Margarita “Peggy” Schuyler Van Rensselaer(1758-1801) was born in Albany, New York, to Catharine Van Rensselaer (1734-1803) and Philip Schuyler (1733-1804), a wealthy patroon and major general in the Continental Army during the American Revolutionary War. In 1783, she married distant cousin Stephen Van Rensselaer III (1764-1839), and two years later, he became the patroon of Rensselaerswyck. Her sister Elizabeth Schuyler (1757-1854) had married Alexander Hamilton in 1780. The Van Rensselaers had three children by 1789, but only one survived to adulthood. Peggy Van Rensselaer became ill in 1799, and she died in March 1801. The following year, her husband married Cornelia Bell Paterson, the daughter of William Paterson, former Governor of New Jersey and Associate Justice of the U.S. Supreme Court.



[1]Charles Maurice de Talleyrand-Périgord (1754-1838), at that time Minister of Foreign Affairs under Emperor Napoleon I.

[2][2]In 1804, her children were Humbert de La Tour du Pin (1790-1816), who died in a duel; Charlotte de La Tour du Pin Gouvernet (1796-1822); and Céle de La Tour du Pin (1800-1817). She also had Séraphine de La Tour du Pin (1793-1795), who died in New York.

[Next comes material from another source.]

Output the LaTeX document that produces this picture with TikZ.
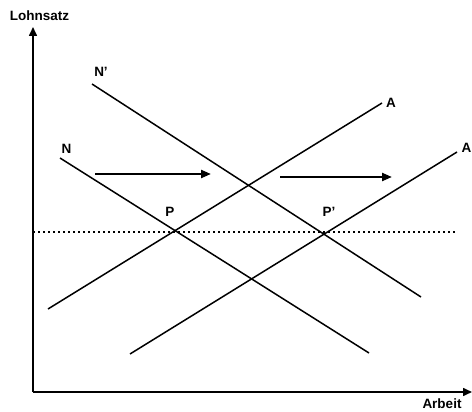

She later had Aymar de La Tour du Pin (1806-1867), the only child to survive her.

[3]The American consul at Bordeaux from 1801 to 1816 was William Lee (1772-1840) of Boston.

[4]Both her father and her father-in-law died on the guillotine.

[5]La Marquise de La Tour du Pin, Recollections of the Revolution and the Empire, ed. and trans. Walter Geer (New York: Brentano’s, 1920), 204.